The Lantronix allows for direct control as would a DECserver from a command line as well as from direct programming. I will look more into this, but I believe that turning the ports on/off or enabling modem control or disabling it MAY provide the functionality that is required.

More to follow...

Dan
Jeremy Begg
Trusted Contributor

Re: Reverse TELNET and modem control signals

Hi Max,

Just a thought ... can the terminal server be configured so that it doesn't assert RTS unless a host has a TCP/IP connection to the port?

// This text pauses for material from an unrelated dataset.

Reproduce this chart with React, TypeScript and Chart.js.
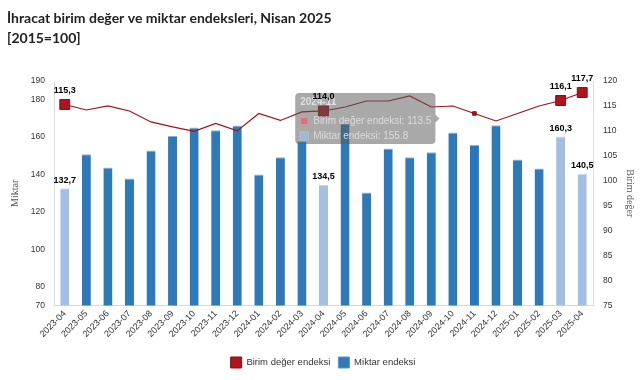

If so, then so long as your program doesn't open connections to both ports simultaneously, you shouldn't have any conflicts on the wire.

Regards,
Jeremy Begg

Re: Reverse TELNET and modem control signals

Can't be bothered with shades of meaning of 'works', 'is supported', etc. Here's what I've heard from Lantronix: (1) The RTS pin on the EDS32PR can't be controlled at the moment, but they plan to introduce support for a protocol named RFC 2217, probably at end of 2011 which is too late for me. (2) The DTR output pin, which I could connect to the RTS input on my modems, can be set up to be asserted only when the port is connected. I'm not sure at this stage what exactly is meant by 'the port is connected' but I will be experimenting. Sounds like a bit of a software redesign will be needed so this may take me some time, will report back when possible.

Re: Reverse TELNET and modem control signals

Later.... early experiments seem to show that 'the port is connected' just means that an OpenVMS application has a VMS channel assigned to the reverse Telnet device (e.g. TNA101). This may be not be too bad after all. Thanks to all for your help.
Hoff
Honored Contributor

Re: Reverse TELNET and modem control signals

If you're not locked into that network connection and that terminal server as part of your implementation, then a USB modem or USB serial might be an option.

http://labs.hoffmanlabs.com/node/512

Unsupported, but might well work for your needs.

Another option is to use a different operating system as a gateway, and connect (in or out) via that. (If an operating system doesn't provide what you need, use one that does.)